━━━━━ Extracted information ━━━━━

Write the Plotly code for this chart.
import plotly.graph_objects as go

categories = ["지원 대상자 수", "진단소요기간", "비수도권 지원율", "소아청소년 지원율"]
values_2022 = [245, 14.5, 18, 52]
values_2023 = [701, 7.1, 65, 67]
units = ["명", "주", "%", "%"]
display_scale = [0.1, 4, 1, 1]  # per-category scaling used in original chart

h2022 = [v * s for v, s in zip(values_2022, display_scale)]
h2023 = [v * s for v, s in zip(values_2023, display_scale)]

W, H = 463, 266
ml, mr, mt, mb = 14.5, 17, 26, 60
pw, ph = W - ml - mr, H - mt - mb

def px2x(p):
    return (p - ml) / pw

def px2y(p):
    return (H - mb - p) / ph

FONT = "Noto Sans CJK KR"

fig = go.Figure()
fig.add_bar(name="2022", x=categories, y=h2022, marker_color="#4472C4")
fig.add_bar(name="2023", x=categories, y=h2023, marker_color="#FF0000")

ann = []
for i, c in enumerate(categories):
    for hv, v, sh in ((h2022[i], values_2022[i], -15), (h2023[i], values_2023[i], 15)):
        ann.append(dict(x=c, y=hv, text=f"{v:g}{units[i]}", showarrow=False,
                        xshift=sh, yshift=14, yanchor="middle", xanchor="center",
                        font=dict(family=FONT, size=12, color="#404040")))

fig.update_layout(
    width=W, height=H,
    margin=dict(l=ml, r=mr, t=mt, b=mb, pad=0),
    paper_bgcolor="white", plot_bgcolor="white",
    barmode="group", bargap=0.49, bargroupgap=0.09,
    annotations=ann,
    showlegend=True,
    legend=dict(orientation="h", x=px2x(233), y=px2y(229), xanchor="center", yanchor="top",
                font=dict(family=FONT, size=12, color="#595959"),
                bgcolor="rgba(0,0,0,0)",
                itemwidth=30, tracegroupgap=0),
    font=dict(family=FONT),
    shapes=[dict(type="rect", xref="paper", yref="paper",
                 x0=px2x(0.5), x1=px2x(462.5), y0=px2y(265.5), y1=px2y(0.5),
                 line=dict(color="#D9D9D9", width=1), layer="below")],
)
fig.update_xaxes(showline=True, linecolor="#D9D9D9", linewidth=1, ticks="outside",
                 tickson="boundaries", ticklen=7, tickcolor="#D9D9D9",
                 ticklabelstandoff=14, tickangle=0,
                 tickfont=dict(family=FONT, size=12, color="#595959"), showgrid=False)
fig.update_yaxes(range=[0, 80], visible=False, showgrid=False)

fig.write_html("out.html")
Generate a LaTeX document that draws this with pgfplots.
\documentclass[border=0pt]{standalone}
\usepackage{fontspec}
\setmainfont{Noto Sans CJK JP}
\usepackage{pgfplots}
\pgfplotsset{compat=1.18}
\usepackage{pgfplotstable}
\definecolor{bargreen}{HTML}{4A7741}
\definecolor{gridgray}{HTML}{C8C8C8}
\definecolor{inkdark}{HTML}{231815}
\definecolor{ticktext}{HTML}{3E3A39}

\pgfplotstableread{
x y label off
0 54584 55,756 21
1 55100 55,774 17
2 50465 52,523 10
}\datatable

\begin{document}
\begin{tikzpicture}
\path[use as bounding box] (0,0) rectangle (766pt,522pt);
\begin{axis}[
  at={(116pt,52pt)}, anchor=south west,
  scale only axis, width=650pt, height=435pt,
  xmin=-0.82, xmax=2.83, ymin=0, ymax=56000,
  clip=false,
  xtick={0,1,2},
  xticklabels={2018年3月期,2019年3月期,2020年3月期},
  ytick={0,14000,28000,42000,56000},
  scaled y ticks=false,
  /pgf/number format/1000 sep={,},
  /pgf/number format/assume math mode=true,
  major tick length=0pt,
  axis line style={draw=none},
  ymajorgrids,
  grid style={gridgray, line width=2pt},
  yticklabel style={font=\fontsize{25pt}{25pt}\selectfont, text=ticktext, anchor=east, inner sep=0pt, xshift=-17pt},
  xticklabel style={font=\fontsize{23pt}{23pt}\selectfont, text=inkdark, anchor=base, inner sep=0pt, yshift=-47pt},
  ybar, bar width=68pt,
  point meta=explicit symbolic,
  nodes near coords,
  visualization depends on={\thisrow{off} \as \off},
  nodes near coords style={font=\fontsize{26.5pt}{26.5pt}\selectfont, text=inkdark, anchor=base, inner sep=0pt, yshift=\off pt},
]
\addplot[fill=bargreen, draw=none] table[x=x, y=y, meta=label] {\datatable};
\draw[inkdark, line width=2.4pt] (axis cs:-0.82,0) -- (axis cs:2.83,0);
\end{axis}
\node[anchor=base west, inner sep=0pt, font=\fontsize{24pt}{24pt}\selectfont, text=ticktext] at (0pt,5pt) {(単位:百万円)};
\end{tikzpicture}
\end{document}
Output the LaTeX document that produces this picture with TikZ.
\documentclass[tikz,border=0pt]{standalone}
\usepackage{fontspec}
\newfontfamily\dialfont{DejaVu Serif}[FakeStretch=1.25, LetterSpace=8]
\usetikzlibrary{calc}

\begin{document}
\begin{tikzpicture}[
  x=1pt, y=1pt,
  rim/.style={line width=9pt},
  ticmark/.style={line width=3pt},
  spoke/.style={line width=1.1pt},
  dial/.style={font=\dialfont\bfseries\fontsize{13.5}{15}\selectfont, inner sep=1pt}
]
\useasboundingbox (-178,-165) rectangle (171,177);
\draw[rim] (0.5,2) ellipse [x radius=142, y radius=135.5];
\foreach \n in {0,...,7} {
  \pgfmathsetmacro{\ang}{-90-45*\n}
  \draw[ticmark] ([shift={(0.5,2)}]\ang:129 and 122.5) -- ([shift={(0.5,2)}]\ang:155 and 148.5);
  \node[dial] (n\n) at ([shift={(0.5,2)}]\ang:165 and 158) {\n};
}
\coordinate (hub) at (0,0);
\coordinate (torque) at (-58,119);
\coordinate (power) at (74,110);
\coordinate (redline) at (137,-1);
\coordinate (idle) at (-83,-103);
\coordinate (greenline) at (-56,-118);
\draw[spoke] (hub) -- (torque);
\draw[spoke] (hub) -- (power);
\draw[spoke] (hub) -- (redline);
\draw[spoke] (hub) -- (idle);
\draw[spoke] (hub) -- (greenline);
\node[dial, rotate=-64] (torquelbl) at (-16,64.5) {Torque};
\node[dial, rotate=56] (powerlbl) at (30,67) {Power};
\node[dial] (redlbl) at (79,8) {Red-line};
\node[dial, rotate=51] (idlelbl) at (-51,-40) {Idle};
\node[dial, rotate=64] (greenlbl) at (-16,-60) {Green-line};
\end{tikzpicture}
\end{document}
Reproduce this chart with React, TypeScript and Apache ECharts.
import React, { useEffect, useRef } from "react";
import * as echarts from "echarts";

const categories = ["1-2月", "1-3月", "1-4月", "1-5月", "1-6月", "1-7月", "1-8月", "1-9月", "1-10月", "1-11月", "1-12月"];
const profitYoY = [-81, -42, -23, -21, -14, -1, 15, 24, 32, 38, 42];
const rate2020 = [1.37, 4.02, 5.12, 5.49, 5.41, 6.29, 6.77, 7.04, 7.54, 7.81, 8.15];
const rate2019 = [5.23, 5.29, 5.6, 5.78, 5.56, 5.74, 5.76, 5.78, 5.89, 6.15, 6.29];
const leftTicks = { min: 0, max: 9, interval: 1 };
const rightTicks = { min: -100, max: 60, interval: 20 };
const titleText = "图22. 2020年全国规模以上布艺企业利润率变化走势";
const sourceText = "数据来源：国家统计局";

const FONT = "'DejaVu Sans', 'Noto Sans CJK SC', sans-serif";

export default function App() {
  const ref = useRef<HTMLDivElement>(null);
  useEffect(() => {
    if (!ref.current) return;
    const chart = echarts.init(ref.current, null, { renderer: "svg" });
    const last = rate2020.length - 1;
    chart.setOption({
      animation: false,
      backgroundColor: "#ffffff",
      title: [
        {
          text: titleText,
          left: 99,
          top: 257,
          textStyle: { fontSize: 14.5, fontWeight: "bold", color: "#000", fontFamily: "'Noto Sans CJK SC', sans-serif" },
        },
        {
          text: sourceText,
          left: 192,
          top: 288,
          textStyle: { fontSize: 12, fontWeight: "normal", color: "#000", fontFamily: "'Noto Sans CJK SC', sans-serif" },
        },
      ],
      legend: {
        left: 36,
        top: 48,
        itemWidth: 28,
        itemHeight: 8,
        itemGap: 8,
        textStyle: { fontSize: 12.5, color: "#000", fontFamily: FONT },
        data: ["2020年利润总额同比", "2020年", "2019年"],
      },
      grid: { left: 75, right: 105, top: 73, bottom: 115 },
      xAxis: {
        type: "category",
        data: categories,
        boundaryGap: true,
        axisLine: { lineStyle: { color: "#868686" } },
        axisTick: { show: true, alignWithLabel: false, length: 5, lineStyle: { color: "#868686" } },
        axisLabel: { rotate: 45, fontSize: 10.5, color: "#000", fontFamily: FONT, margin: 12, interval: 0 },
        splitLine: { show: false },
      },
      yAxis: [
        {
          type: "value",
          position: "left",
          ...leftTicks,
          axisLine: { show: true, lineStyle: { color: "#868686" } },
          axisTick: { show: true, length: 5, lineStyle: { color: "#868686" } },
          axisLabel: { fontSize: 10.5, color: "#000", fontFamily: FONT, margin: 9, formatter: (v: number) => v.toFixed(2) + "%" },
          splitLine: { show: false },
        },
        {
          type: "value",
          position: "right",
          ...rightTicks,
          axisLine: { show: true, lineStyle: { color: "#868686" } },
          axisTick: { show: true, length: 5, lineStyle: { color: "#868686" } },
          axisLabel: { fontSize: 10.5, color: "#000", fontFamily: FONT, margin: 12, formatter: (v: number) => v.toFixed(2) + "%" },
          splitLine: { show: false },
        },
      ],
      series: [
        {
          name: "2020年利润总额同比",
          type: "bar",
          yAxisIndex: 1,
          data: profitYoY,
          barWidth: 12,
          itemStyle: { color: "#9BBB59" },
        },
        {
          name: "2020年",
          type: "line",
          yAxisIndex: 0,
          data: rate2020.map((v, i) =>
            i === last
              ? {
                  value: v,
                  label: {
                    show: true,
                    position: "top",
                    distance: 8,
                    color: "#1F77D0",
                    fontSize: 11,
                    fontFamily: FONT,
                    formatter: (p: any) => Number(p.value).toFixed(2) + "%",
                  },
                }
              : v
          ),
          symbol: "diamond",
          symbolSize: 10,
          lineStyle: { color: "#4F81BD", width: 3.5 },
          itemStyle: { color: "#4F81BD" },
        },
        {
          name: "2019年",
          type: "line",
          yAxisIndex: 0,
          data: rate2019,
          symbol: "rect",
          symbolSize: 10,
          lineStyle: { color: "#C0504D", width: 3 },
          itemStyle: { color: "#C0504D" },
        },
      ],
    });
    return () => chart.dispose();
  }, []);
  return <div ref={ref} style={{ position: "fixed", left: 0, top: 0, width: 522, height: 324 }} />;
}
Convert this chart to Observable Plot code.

━━━━━

Exercise:
The answer should consist of the lines from the first line of the entries through the line with "import plotly.graph_objects as go", copied exactly.

Written answer:
Write the Plotly code for this chart.
import plotly.graph_objects as go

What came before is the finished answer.